Task details: Starting at the line that contains "Reproduce this chart with Bokeh." and stopping at the line that contains "from bokeh.resources import INLINE", transcribe every line of the material below exactly; pictures stay out.

Data for this task:

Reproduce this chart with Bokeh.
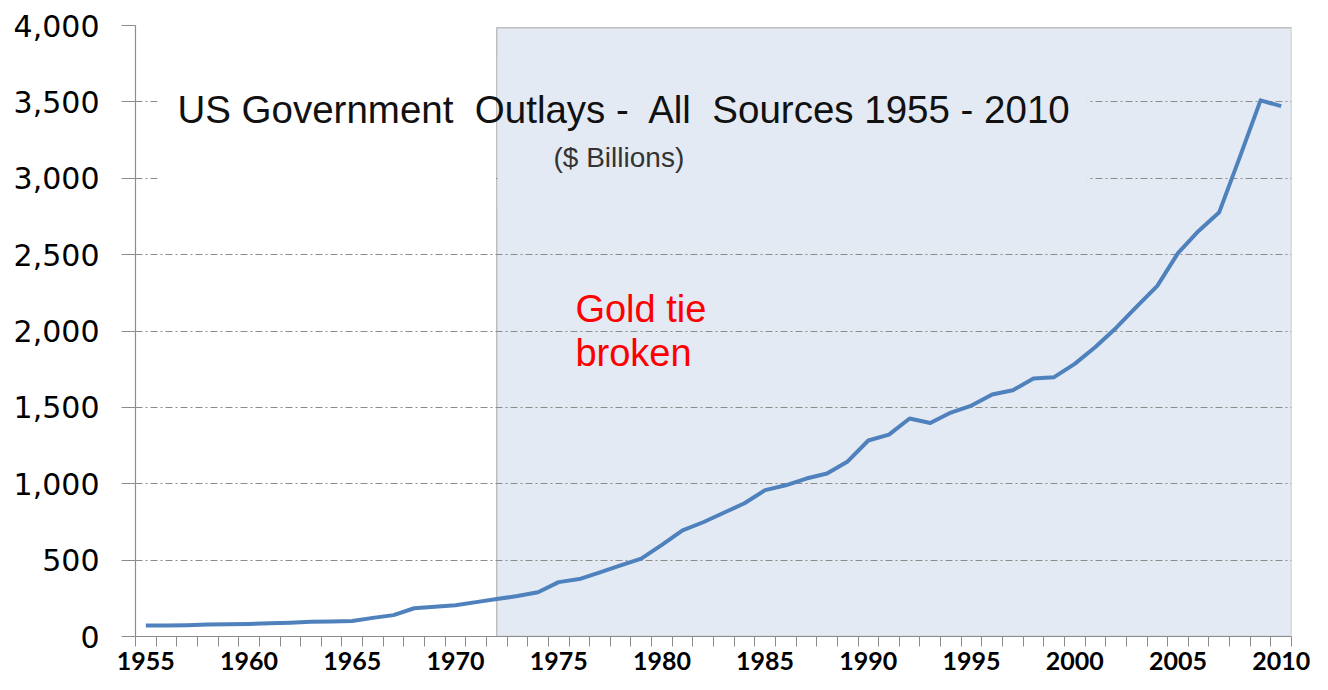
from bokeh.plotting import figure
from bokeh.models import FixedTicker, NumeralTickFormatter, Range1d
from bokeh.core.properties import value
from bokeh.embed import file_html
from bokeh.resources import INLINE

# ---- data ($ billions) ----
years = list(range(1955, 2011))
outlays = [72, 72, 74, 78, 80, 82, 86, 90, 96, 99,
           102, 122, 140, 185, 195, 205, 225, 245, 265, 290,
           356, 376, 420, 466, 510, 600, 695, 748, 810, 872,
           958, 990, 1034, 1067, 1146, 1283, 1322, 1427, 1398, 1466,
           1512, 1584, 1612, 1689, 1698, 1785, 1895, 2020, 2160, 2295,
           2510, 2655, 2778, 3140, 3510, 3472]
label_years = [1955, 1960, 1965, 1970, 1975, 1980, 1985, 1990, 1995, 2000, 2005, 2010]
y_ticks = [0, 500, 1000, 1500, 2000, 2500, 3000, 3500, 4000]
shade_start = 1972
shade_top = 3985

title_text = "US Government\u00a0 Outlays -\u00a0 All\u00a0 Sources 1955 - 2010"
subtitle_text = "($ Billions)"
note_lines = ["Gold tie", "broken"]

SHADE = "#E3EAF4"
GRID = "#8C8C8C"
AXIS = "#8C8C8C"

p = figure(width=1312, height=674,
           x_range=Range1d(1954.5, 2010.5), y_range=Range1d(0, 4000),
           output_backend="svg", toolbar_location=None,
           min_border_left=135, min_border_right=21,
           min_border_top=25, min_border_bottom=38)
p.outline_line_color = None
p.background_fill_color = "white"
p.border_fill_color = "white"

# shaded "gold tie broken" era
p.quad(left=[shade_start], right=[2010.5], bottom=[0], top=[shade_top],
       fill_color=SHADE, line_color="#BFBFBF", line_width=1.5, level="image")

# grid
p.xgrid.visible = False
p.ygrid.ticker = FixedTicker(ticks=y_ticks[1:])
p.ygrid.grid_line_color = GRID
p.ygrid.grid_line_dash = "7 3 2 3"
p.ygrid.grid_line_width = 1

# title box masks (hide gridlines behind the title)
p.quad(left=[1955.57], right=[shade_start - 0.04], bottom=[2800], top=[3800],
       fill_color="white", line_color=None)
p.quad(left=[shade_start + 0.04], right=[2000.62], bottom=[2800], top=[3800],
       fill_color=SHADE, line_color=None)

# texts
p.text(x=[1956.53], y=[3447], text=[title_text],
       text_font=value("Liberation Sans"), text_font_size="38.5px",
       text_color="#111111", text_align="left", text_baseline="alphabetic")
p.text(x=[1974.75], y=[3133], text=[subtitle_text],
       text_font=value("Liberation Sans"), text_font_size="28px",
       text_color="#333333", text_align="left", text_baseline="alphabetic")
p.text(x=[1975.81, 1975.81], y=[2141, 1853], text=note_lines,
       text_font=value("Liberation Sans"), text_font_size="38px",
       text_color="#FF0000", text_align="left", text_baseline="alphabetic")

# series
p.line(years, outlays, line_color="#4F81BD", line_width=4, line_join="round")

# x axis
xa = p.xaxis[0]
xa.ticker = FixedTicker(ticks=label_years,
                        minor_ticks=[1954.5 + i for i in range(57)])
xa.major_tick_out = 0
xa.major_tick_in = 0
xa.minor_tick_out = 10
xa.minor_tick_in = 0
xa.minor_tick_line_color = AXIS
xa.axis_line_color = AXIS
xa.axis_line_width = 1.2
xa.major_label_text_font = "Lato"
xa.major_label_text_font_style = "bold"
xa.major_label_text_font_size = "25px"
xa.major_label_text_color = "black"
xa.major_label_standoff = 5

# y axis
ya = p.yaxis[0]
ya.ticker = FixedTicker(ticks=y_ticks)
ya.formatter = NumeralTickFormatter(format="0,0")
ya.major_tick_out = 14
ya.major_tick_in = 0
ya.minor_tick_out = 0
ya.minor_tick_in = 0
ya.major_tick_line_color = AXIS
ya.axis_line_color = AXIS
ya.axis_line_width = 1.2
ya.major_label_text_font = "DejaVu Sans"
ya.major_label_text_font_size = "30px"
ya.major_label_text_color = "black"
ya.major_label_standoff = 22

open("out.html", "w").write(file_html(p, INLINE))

---

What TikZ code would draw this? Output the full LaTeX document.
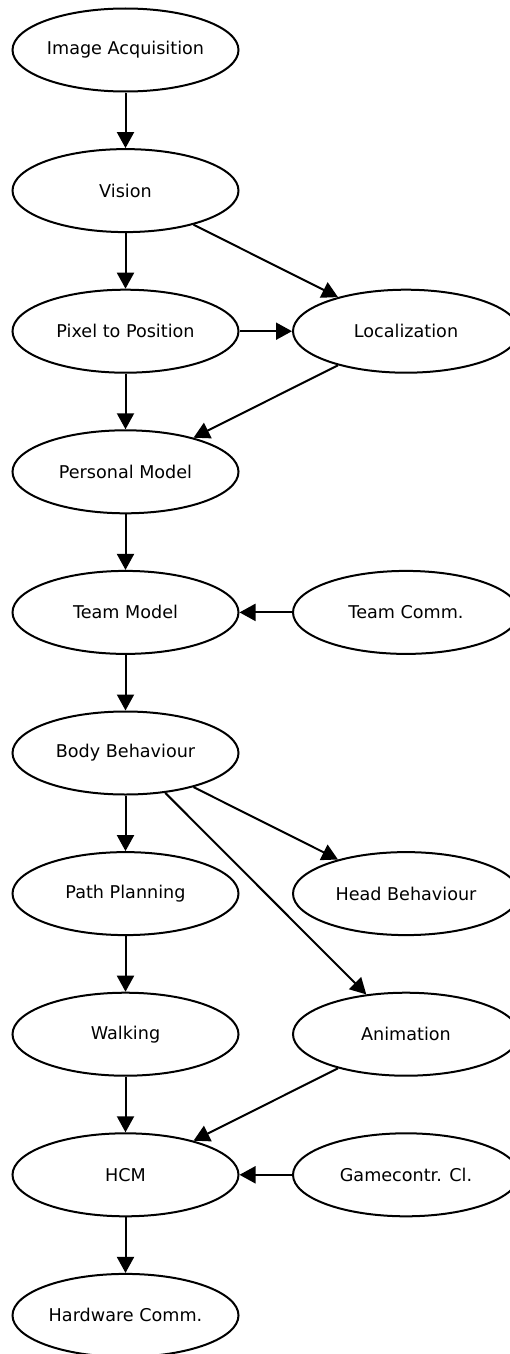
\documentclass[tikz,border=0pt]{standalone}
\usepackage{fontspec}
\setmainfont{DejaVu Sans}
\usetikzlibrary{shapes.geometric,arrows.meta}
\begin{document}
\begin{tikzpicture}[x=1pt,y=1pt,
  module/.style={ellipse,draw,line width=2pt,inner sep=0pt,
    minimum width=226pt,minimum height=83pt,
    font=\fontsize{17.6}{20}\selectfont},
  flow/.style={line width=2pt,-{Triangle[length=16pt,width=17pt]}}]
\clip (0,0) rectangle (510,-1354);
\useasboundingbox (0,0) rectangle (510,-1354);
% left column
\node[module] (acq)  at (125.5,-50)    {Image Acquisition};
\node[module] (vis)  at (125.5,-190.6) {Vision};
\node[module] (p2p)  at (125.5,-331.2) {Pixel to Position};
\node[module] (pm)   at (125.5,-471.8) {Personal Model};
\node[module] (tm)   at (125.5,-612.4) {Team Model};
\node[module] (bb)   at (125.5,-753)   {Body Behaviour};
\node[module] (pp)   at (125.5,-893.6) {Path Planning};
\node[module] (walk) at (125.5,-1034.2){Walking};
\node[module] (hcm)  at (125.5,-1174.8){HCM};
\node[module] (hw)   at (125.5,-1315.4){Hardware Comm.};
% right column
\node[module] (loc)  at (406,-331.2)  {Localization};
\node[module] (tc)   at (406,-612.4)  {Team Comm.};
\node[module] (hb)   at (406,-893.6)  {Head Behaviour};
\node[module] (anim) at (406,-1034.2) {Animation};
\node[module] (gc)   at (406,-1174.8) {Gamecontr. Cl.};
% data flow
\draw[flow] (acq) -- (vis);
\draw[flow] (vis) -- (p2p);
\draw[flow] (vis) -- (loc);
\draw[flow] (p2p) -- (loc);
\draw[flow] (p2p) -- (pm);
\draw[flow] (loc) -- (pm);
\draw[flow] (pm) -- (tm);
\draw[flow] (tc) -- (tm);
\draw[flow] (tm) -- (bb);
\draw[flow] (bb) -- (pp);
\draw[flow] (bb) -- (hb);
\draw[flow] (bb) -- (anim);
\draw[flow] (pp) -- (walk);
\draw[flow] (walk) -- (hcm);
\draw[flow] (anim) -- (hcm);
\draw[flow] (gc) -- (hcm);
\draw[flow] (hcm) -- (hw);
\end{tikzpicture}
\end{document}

Reply:
Reproduce this chart with Bokeh.
from bokeh.plotting import figure
from bokeh.models import FixedTicker, NumeralTickFormatter, Range1d
from bokeh.core.properties import value
from bokeh.embed import file_html
from bokeh.resources import INLINE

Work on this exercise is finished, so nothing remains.